___ SUPPLIED DATA

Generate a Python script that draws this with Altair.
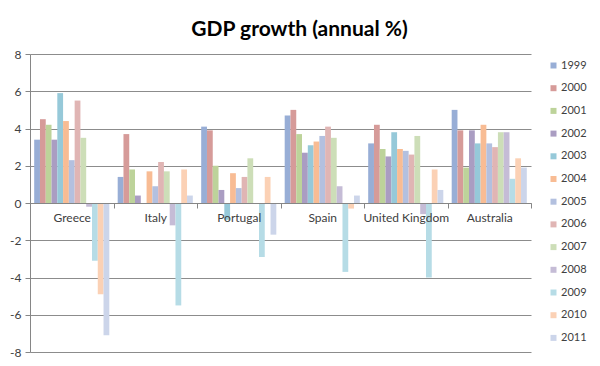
import altair as alt
import pandas as pd

countries = ["Greece", "Italy", "Portugal", "Spain", "United Kingdom", "Australia"]
years = ["1999", "2000", "2001", "2002", "2003", "2004", "2005",
         "2006", "2007", "2008", "2009", "2010", "2011"]

greece = [3.4, 4.5, 4.2, 3.4, 5.9, 4.4, 2.3, 5.5, 3.5, -0.2, -3.1, -4.9, -7.1]
italy = [1.4, 3.7, 1.8, 0.4, -0.05, 1.7, 0.9, 2.2, 1.7, -1.2, -5.5, 1.8, 0.4]
portugal = [4.1, 3.9, 2.0, 0.7, -0.9, 1.6, 0.8, 1.4, 2.4, -0.05, -2.9, 1.4, -1.7]
spain = [4.7, 5.0, 3.7, 2.7, 3.1, 3.3, 3.6, 4.1, 3.5, 0.9, -3.7, -0.3, 0.4]
uk = [3.2, 4.2, 2.9, 2.5, 3.8, 2.9, 2.8, 2.6, 3.6, -0.6, -4.0, 1.8, 0.7]
australia = [5.0, 3.9, 1.9, 3.9, 3.2, 4.2, 3.2, 3.0, 3.8, 3.8, 1.3, 2.4, 1.9]

y_ticks = [-8, -6, -4, -2, 0, 2, 4, 6, 8]

colors = ["#98AED6", "#D69B99", "#BDD39A", "#AA9DC2", "#96C9D9", "#F8BC94",
          "#B3C0DF", "#E0B5B4", "#CDDEB8", "#C5BCD6", "#B6DCE6", "#FBD1B5", "#CCD5EA"]

series = [greece, italy, portugal, spain, uk, australia]
rows = []
for c, vals in zip(countries, series):
    for y, v in zip(years, vals):
        rows.append({"country": c, "year": y, "value": v})
df = pd.DataFrame(rows)

FONT = "Lato"
AXIS_GREY = "#868686"
TEXT = "#404040"

chart = alt.Chart(df).mark_bar().encode(
    x=alt.X("country:N", sort=countries,
            scale=alt.Scale(paddingInner=0, paddingOuter=0),
            axis=alt.Axis(title=None, labelAngle=0, offset=-149, tickBand="extent",
                          domainColor=AXIS_GREY, tickColor=AXIS_GREY, tickSize=5,
                          labelPadding=4, labelFontSize=12, labelFont=FONT,
                          labelColor=TEXT, grid=False, zindex=1)),
    xOffset=alt.XOffset("year:N", sort=years,
                        scale=alt.Scale(paddingInner=0, paddingOuter=0.725)),
    y=alt.Y("value:Q", scale=alt.Scale(domain=[-8, 8], nice=False),
            axis=alt.Axis(title=None, values=y_ticks, grid=True, gridColor="#8C8C8C",
                          domainColor=AXIS_GREY, tickColor=AXIS_GREY, tickSize=5,
                          labelPadding=4, labelFontSize=12, labelFont=FONT,
                          labelColor=TEXT, labelExpr="'' + datum.value")),
    color=alt.Color("year:N", sort=years,
                    scale=alt.Scale(domain=years, range=colors),
                    legend=alt.Legend(title=None, orient="none", legendX=518, legendY=6,
                                      symbolType="square", symbolSize=36,
                                      symbolStrokeWidth=0, rowPadding=10.7,
                                      labelFontSize=11, labelFont=FONT,
                                      labelColor=TEXT, labelOffset=2, padding=0)),
).properties(
    width=501, height=298,
    padding={"left": 22, "top": 46, "right": 61, "bottom": 6},
    autosize=alt.AutoSizeParams(type="none"),
    title=alt.TitleParams("GDP growth (annual %)", font=FONT, fontSize=21,
                          fontWeight="bold", color="#000000", anchor="middle",
                          frame="group", dx=19, offset=8),
).configure_view(strokeWidth=0)

chart.save("out.html", embed_options={"renderer": "svg", "actions": False})
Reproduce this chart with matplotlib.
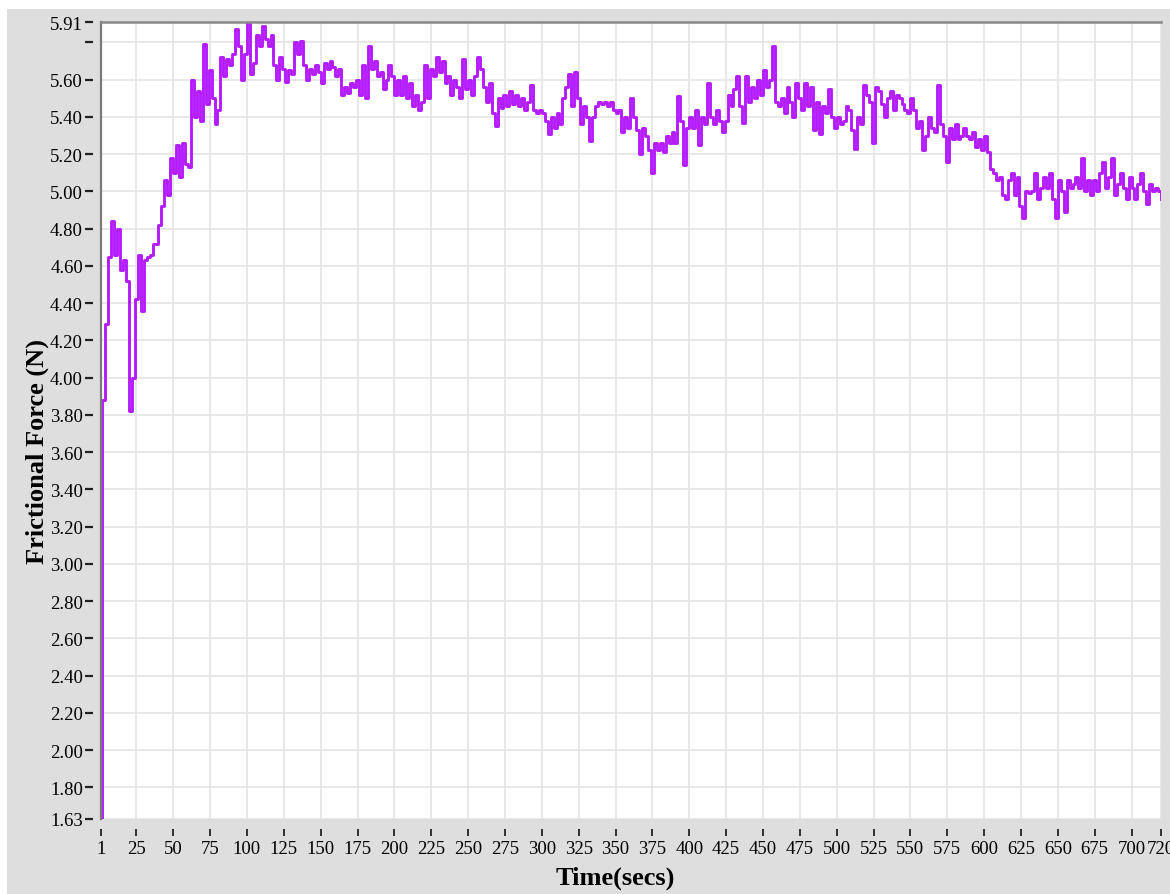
import numpy as np
import matplotlib
matplotlib.use("Agg")
import matplotlib.pyplot as plt
from matplotlib.patches import Rectangle

plt.rcParams['font.family'] = ['Liberation Serif', 'DejaVu Serif']

# friction force sampled every 2 s
force = [
    1.63, 3.88, 4.29, 4.65, 4.84, 4.66, 4.80, 4.58, 4.63, 4.52,
    3.82, 4.00, 4.42, 4.66, 4.36, 4.63, 4.65, 4.66, 4.72, 4.72,
    4.82, 4.92, 5.06, 4.98, 5.18, 5.10, 5.25, 5.08, 5.26, 5.15,
    5.13, 5.60, 5.40, 5.54, 5.38, 5.79, 5.47, 5.65, 5.50, 5.36,
    5.44, 5.72, 5.62, 5.71, 5.68, 5.74, 5.87, 5.78, 5.60, 5.74,
    5.91, 5.63, 5.69, 5.84, 5.78, 5.89, 5.82, 5.78, 5.84, 5.68,
    5.60, 5.72, 5.66, 5.59, 5.65, 5.63, 5.80, 5.74, 5.81, 5.68,
    5.60, 5.66, 5.63, 5.68, 5.64, 5.58, 5.69, 5.66, 5.70, 5.67,
    5.62, 5.66, 5.52, 5.56, 5.53, 5.58, 5.56, 5.60, 5.52, 5.68,
    5.50, 5.78, 5.66, 5.70, 5.62, 5.64, 5.55, 5.60, 5.68, 5.62,
    5.52, 5.60, 5.52, 5.62, 5.50, 5.58, 5.46, 5.52, 5.44, 5.48,
    5.68, 5.50, 5.66, 5.62, 5.72, 5.64, 5.70, 5.58, 5.62, 5.52,
    5.60, 5.56, 5.50, 5.71, 5.55, 5.60, 5.52, 5.62, 5.72, 5.66,
    5.56, 5.48, 5.58, 5.42, 5.35, 5.50, 5.45, 5.52, 5.46, 5.54,
    5.47, 5.52, 5.46, 5.50, 5.44, 5.48, 5.57, 5.44, 5.42, 5.44,
    5.42, 5.38, 5.31, 5.40, 5.34, 5.42, 5.36, 5.50, 5.56, 5.63,
    5.46, 5.64, 5.50, 5.36, 5.46, 5.40, 5.27, 5.40, 5.46, 5.48,
    5.47, 5.48, 5.46, 5.48, 5.44, 5.42, 5.44, 5.32, 5.40, 5.34,
    5.50, 5.40, 5.33, 5.20, 5.34, 5.30, 5.22, 5.10, 5.26, 5.22,
    5.26, 5.21, 5.30, 5.26, 5.32, 5.26, 5.51, 5.38, 5.14, 5.34,
    5.40, 5.34, 5.44, 5.25, 5.40, 5.36, 5.58, 5.40, 5.36, 5.44,
    5.38, 5.32, 5.38, 5.52, 5.46, 5.55, 5.62, 5.46, 5.37, 5.62,
    5.48, 5.56, 5.50, 5.60, 5.52, 5.65, 5.56, 5.60, 5.78, 5.48,
    5.46, 5.50, 5.42, 5.56, 5.48, 5.40, 5.58, 5.50, 5.44, 5.58,
    5.46, 5.56, 5.33, 5.48, 5.31, 5.46, 5.42, 5.55, 5.40, 5.34,
    5.40, 5.36, 5.38, 5.46, 5.44, 5.33, 5.23, 5.40, 5.36, 5.57,
    5.52, 5.48, 5.26, 5.56, 5.54, 5.47, 5.40, 5.50, 5.54, 5.44,
    5.52, 5.50, 5.47, 5.44, 5.42, 5.50, 5.44, 5.34, 5.38, 5.22,
    5.30, 5.40, 5.34, 5.32, 5.57, 5.36, 5.30, 5.16, 5.34, 5.28,
    5.36, 5.28, 5.30, 5.34, 5.30, 5.28, 5.32, 5.24, 5.28, 5.22,
    5.30, 5.21, 5.12, 5.10, 5.06, 5.08, 4.98, 4.96, 5.06, 5.10,
    4.98, 5.08, 4.92, 4.86, 5.00, 4.99, 5.00, 5.10, 4.96, 5.02,
    5.08, 5.02, 5.10, 4.96, 4.86, 5.06, 5.00, 4.89, 5.06, 5.02,
    5.04, 5.08, 5.02, 5.18, 5.00, 5.06, 4.98, 5.06, 5.00, 5.10,
    5.16, 5.02, 5.08, 5.18, 4.98, 5.04, 5.10, 5.02, 4.96, 5.08,
    5.02, 4.96, 5.04, 5.10, 5.00, 4.93, 5.04, 5.00, 5.02, 5.00,
    4.96,
]
secs = np.arange(0, 2 * len(force), 2)

x_ticks = [1] + list(range(25, 701, 25)) + [720]
x_labels = [str(v) for v in x_ticks]
y_ticks = [1.63] + [round(1.8 + 0.2 * i, 2) for i in range(21)] + [5.91]
y_labels = ['%.2f' % v for v in y_ticks]
y_labels[-2] = ''  # 5.80 has no label, it would run into 5.91

fig = plt.figure(figsize=(11.7, 8.95), dpi=100, facecolor='white')
fig.patches.append(Rectangle((7 / 1170, 0), 1, 885 / 895, transform=fig.transFigure,
                             facecolor='#dedede', edgecolor='none', zorder=-10))

ax = fig.add_axes([101 / 1170, 1 - 820 / 895, 1060 / 1170, 797 / 895])
ax.set_facecolor('white')

ax.plot(secs, force, drawstyle='steps-post', color='#b41cff', lw=2.1, zorder=3)

ax.set_xlim(1, 720)
ax.set_ylim(1.63, 5.91)

ax.set_xticks(x_ticks)
ax.set_xticklabels(x_labels)
ax.set_yticks(y_ticks)
ax.set_yticklabels(y_labels)

ax.grid(True, color='#e4e4e4', lw=1.2, zorder=0)

for s in ['top', 'right', 'bottom', 'left']:
    ax.spines[s].set_color('none')
ax.spines['bottom'].set_position(('outward', 7))
ax.spines['left'].set_position(('outward', 6))

# frame on the top and left edge only
ax.plot([0, 0], [0, 1], transform=ax.transAxes, color='#7a7a7a', lw=1.6, clip_on=False, zorder=4)
ax.plot([0, 1], [1, 1], transform=ax.transAxes, color='#8a8a8a', lw=1.8, clip_on=False, zorder=4)

ax.tick_params(axis='x', length=5, width=1.3, color='#222222', pad=3, labelsize=13.5)
ax.tick_params(axis='y', length=6, width=1.6, color='#222222', pad=1, labelsize=13.5)

fig.text(0.0316, 0.495, 'Frictional Force (N)', rotation=90, ha='center', va='center',
         fontsize=19, fontweight='bold')
fig.text(0.5256, 0.0185, 'Time(secs)', ha='center', va='center', fontsize=19, fontweight='bold')

fig.savefig('out.png', dpi=100, facecolor='white')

______

### WHAT THE TASK ASKS
Return the material from the line containing "Reproduce this chart with matplotlib." through the line containing "plt.rcParams['font.family'] = ['Liberation", exactly and in full, but without its pictures.

### ANSWER
Reproduce this chart with matplotlib.
import numpy as np
import matplotlib
matplotlib.use("Agg")
import matplotlib.pyplot as plt
from matplotlib.patches import Rectangle

plt.rcParams['font.family'] = ['Liberation Serif', 'DejaVu Serif']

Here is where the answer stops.